**DATASET CONTENT:**
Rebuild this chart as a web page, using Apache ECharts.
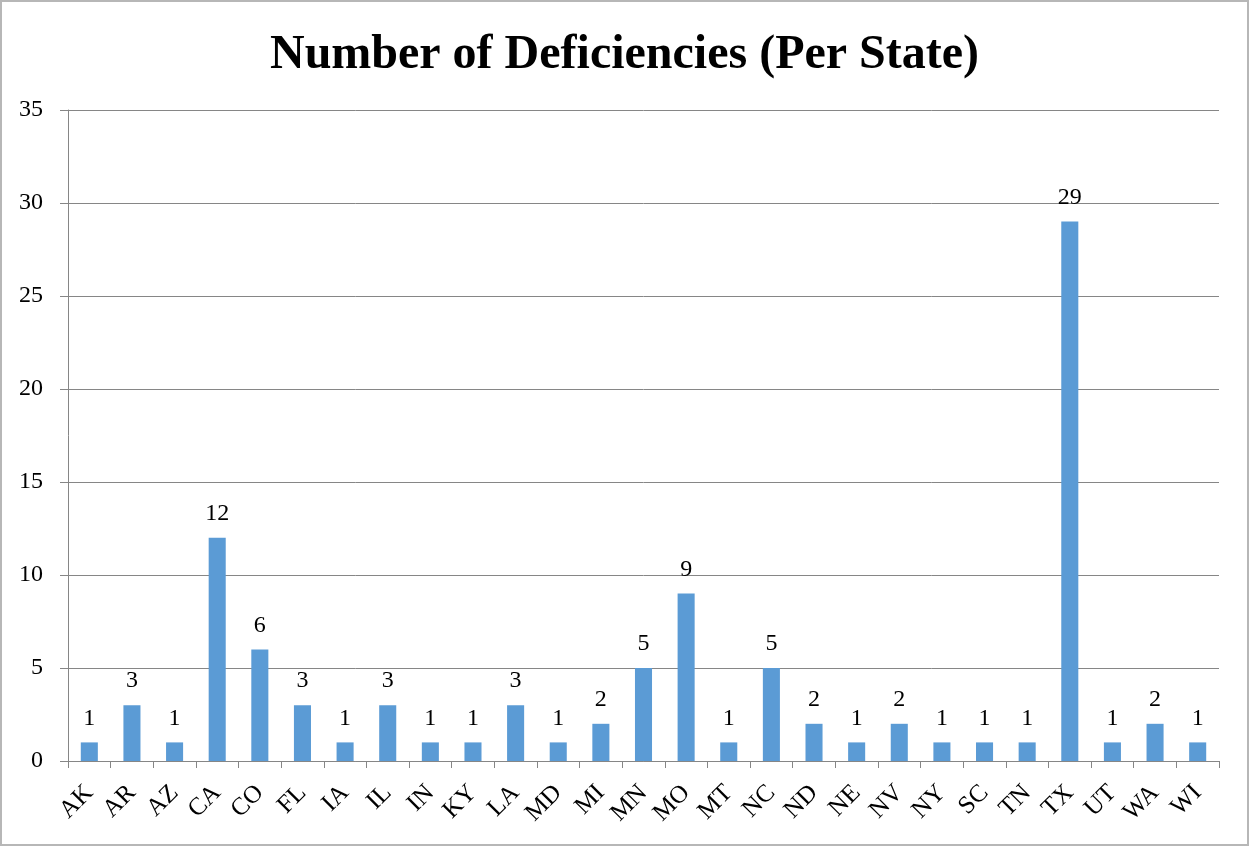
<!DOCTYPE html>
<html><head><meta charset="utf-8">
<script src="https://cdn.jsdelivr.net/npm/echarts@6/dist/echarts.min.js"></script>
<style>html,body{margin:0;padding:0;background:#fff}#c{width:1249px;height:846px;box-sizing:border-box;border:2px solid #b7b7b7}</style>
</head><body><div id="c"></div>
<script>
const titleText = 'Number of Deficiencies (Per State)';
const categories = ['AK','AR','AZ','CA','CO','FL','IA','IL','IN','KY','LA','MD','MI','MN','MO','MT','NC','ND','NE','NV','NY','SC','TN','TX','UT','WA','WI'];
const values = [1,3,1,12,6,3,1,3,1,1,3,1,2,5,9,1,5,2,1,2,1,1,1,29,1,2,1];
const yTicks = {min:0, max:35, interval:5};
const font = '"Liberation Serif","Times New Roman",serif';
const chart = echarts.init(document.getElementById('c'), null, {renderer:'canvas'});
chart.setOption({
  animation:false,
  title:{text:titleText,left:'center',top:25,textStyle:{fontFamily:font,fontWeight:'bold',fontSize:48,color:'#000'}},
  grid:{left:66,right:28,top:108,bottom:83,containLabel:false},
  xAxis:{type:'category',data:categories,
    axisLine:{lineStyle:{color:'#868686',width:1}},
    axisTick:{show:true,alignWithLabel:false,length:7,lineStyle:{color:'#868686'}},
    axisLabel:{rotate:45,interval:0,margin:28,fontFamily:font,fontSize:25,color:'#000'}},
  yAxis:{type:'value',min:yTicks.min,max:yTicks.max,interval:yTicks.interval,
    axisLine:{show:true,lineStyle:{color:'#868686'}},
    axisTick:{show:true,length:8,inside:false,lineStyle:{color:'#868686'}},
    splitLine:{lineStyle:{color:'#868686',width:1}},
    axisLabel:{margin:25,fontFamily:font,fontSize:24,color:'#000'}},
  series:[{type:'bar',data:values,barWidth:'40%',
    itemStyle:{color:'#5B9BD5'},
    label:{show:true,position:'top',distance:12,fontFamily:font,fontSize:24,color:'#000'}}]
});
</script></body></html>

**AIM OF THE EXERCISE:**
Give an exact reproduction of every line, leaving out any picture.

**WRITTEN REPLY:**
Rebuild this chart as a web page, using Apache ECharts.
<!DOCTYPE html>
<html><head><meta charset="utf-8">
<script src="https://cdn.jsdelivr.net/npm/echarts@6/dist/echarts.min.js"></script>
<style>html,body{margin:0;padding:0;background:#fff}#c{width:1249px;height:846px;box-sizing:border-box;border:2px solid #b7b7b7}</style>
</head><body><div id="c"></div>
<script>
const titleText = 'Number of Deficiencies (Per State)';
const categories = ['AK','AR','AZ','CA','CO','FL','IA','IL','IN','KY','LA','MD','MI','MN','MO','MT','NC','ND','NE','NV','NY','SC','TN','TX','UT','WA','WI'];
const values = [1,3,1,12,6,3,1,3,1,1,3,1,2,5,9,1,5,2,1,2,1,1,1,29,1,2,1];
const yTicks = {min:0, max:35, interval:5};
const font = '"Liberation Serif","Times New Roman",serif';
const chart = echarts.init(document.getElementById('c'), null, {renderer:'canvas'});
chart.setOption({
  animation:false,
  title:{text:titleText,left:'center',top:25,textStyle:{fontFamily:font,fontWeight:'bold',fontSize:48,color:'#000'}},
  grid:{left:66,right:28,top:108,bottom:83,containLabel:false},
  xAxis:{type:'category',data:categories,
    axisLine:{lineStyle:{color:'#868686',width:1}},
    axisTick:{show:true,alignWithLabel:false,length:7,lineStyle:{color:'#868686'}},
    axisLabel:{rotate:45,interval:0,margin:28,fontFamily:font,fontSize:25,color:'#000'}},
  yAxis:{type:'value',min:yTicks.min,max:yTicks.max,interval:yTicks.interval,
    axisLine:{show:true,lineStyle:{color:'#868686'}},
    axisTick:{show:true,length:8,inside:false,lineStyle:{color:'#868686'}},
    splitLine:{lineStyle:{color:'#868686',width:1}},
    axisLabel:{margin:25,fontFamily:font,fontSize:24,color:'#000'}},
  series:[{type:'bar',data:values,barWidth:'40%',
    itemStyle:{color:'#5B9BD5'},
    label:{show:true,position:'top',distance:12,fontFamily:font,fontSize:24,color:'#000'}}]
});
</script></body></html>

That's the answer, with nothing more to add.